-- start --

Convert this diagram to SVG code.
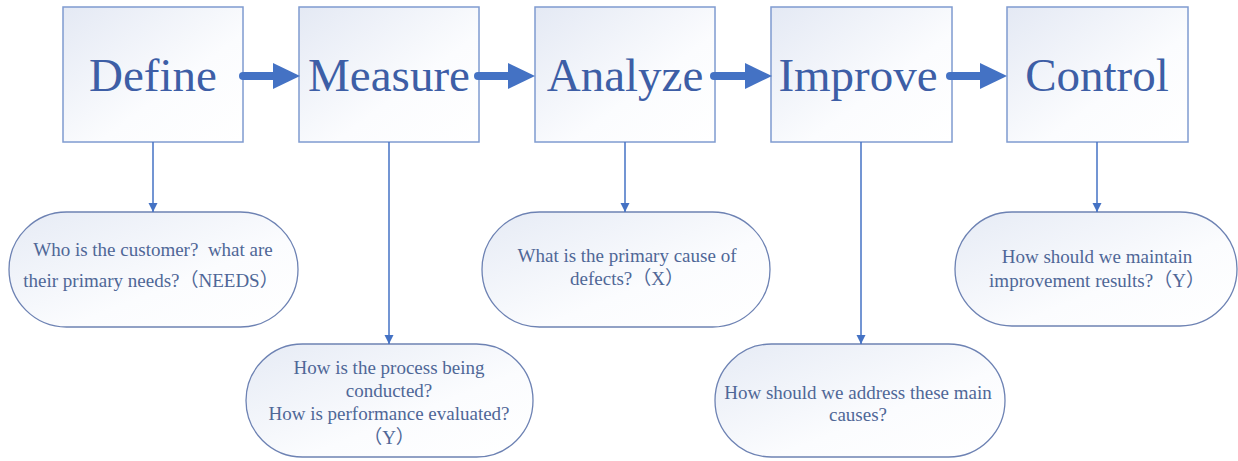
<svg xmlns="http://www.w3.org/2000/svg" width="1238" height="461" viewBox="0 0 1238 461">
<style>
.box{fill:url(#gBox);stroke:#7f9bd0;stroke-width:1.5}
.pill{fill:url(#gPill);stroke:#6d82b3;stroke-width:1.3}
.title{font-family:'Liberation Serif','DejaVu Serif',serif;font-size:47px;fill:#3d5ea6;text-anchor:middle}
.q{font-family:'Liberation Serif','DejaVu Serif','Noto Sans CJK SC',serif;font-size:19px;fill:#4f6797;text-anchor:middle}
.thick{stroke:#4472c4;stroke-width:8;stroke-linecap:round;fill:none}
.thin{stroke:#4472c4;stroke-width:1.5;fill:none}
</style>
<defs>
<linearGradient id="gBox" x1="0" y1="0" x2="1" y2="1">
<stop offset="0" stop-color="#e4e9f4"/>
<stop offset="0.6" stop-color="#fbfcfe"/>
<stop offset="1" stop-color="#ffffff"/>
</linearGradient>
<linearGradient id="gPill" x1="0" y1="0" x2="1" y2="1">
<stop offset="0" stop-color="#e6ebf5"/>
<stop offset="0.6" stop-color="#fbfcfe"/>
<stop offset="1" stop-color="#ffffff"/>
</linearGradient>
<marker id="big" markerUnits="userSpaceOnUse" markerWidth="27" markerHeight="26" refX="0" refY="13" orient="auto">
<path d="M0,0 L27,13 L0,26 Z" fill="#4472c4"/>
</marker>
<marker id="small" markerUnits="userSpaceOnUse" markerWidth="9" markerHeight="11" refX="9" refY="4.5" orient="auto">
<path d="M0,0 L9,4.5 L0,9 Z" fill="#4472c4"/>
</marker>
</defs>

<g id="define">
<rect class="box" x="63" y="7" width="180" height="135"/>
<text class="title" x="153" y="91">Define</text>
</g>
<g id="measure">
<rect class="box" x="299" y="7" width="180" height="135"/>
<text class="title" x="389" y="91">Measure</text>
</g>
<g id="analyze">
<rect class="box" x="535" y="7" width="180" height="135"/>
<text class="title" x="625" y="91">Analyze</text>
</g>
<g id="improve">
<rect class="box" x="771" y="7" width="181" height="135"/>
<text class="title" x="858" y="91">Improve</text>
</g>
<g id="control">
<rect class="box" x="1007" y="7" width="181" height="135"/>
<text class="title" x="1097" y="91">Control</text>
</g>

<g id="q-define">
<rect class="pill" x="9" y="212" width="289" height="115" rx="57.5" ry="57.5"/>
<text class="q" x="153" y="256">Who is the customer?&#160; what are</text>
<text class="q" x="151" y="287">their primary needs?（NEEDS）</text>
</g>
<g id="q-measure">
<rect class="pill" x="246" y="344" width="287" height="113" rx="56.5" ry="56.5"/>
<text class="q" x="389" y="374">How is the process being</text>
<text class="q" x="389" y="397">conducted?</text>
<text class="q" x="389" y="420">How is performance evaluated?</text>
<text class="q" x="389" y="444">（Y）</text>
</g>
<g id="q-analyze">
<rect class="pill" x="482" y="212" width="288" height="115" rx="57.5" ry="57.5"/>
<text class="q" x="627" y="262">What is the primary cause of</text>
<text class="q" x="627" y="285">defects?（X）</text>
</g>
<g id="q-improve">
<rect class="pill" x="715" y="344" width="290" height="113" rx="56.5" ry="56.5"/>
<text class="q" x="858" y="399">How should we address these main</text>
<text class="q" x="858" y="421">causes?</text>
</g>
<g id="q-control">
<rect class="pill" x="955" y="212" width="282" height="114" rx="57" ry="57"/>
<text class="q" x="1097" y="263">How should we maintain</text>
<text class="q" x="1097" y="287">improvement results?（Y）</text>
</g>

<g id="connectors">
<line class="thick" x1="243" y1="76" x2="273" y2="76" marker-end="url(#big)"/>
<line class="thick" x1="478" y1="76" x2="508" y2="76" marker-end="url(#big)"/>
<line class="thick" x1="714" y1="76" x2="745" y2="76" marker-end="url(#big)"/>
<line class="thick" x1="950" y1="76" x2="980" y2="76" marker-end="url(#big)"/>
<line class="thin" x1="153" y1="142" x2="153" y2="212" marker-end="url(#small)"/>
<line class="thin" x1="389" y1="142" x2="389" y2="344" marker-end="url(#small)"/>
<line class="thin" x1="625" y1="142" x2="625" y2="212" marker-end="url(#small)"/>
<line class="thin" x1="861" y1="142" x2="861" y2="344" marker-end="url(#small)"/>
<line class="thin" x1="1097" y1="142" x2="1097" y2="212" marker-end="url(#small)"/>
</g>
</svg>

-- end --
-- start --

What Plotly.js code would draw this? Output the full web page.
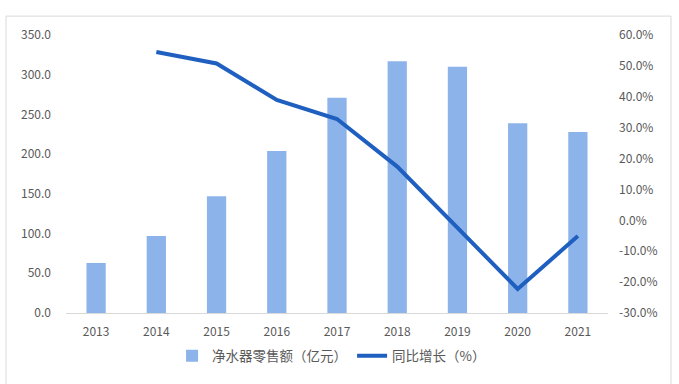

-- end --

WHAT YOU ARE ASKED TO DO: Lines containing the word "this" must all be returned from the material above.

SOLVED PROBLEM:
Convert this diagram to SVG code.
What Plotly.js code would draw this? Output the full web page.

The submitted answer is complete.